▸ Stated problem: Could you output each line of the data that follows exactly?

▸ Data excerpt:
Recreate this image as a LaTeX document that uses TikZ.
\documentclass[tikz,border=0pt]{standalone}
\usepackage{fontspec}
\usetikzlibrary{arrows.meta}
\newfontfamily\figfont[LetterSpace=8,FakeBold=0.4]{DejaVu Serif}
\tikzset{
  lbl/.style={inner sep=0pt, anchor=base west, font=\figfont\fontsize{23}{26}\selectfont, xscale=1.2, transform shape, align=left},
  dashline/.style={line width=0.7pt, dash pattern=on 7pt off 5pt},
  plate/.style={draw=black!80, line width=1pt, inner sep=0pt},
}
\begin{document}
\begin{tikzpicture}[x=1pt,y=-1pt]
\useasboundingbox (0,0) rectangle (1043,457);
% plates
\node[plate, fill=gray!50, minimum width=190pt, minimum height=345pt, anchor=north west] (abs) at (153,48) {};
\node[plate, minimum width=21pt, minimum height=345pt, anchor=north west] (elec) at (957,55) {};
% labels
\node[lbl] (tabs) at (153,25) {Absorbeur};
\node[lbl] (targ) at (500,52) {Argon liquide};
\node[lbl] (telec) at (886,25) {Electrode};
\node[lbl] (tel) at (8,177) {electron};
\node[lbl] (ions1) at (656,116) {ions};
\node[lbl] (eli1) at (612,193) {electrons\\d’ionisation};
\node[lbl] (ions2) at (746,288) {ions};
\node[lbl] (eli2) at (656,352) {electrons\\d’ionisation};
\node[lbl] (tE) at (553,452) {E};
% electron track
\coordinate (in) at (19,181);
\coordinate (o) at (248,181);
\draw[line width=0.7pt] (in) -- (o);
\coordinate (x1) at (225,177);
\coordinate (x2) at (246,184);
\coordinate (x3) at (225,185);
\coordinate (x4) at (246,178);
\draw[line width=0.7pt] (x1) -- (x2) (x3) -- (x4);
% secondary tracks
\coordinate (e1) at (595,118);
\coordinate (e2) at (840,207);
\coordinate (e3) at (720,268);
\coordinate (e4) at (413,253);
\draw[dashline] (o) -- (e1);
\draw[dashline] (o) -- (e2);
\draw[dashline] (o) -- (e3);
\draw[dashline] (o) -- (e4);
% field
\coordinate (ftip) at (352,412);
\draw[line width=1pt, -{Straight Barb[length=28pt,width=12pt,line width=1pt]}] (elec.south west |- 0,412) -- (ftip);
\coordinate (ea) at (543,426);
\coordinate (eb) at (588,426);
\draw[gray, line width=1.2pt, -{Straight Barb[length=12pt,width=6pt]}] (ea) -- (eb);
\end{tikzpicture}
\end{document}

▸ Result of the exercise:
Recreate this image as a LaTeX document that uses TikZ.
\documentclass[tikz,border=0pt]{standalone}
\usepackage{fontspec}
\usetikzlibrary{arrows.meta}
\newfontfamily\figfont[LetterSpace=8,FakeBold=0.4]{DejaVu Serif}
\tikzset{
  lbl/.style={inner sep=0pt, anchor=base west, font=\figfont\fontsize{23}{26}\selectfont, xscale=1.2, transform shape, align=left},
  dashline/.style={line width=0.7pt, dash pattern=on 7pt off 5pt},
  plate/.style={draw=black!80, line width=1pt, inner sep=0pt},
}
\begin{document}
\begin{tikzpicture}[x=1pt,y=-1pt]
\useasboundingbox (0,0) rectangle (1043,457);
% plates
\node[plate, fill=gray!50, minimum width=190pt, minimum height=345pt, anchor=north west] (abs) at (153,48) {};
\node[plate, minimum width=21pt, minimum height=345pt, anchor=north west] (elec) at (957,55) {};
% labels
\node[lbl] (tabs) at (153,25) {Absorbeur};
\node[lbl] (targ) at (500,52) {Argon liquide};
\node[lbl] (telec) at (886,25) {Electrode};
\node[lbl] (tel) at (8,177) {electron};
\node[lbl] (ions1) at (656,116) {ions};
\node[lbl] (eli1) at (612,193) {electrons\\d’ionisation};
\node[lbl] (ions2) at (746,288) {ions};
\node[lbl] (eli2) at (656,352) {electrons\\d’ionisation};
\node[lbl] (tE) at (553,452) {E};
% electron track
\coordinate (in) at (19,181);
\coordinate (o) at (248,181);
\draw[line width=0.7pt] (in) -- (o);
\coordinate (x1) at (225,177);
\coordinate (x2) at (246,184);
\coordinate (x3) at (225,185);
\coordinate (x4) at (246,178);
\draw[line width=0.7pt] (x1) -- (x2) (x3) -- (x4);
% secondary tracks
\coordinate (e1) at (595,118);
\coordinate (e2) at (840,207);
\coordinate (e3) at (720,268);
\coordinate (e4) at (413,253);
\draw[dashline] (o) -- (e1);
\draw[dashline] (o) -- (e2);
\draw[dashline] (o) -- (e3);
\draw[dashline] (o) -- (e4);
% field
\coordinate (ftip) at (352,412);
\draw[line width=1pt, -{Straight Barb[length=28pt,width=12pt,line width=1pt]}] (elec.south west |- 0,412) -- (ftip);
\coordinate (ea) at (543,426);
\coordinate (eb) at (588,426);
\draw[gray, line width=1.2pt, -{Straight Barb[length=12pt,width=6pt]}] (ea) -- (eb);
\end{tikzpicture}
\end{document}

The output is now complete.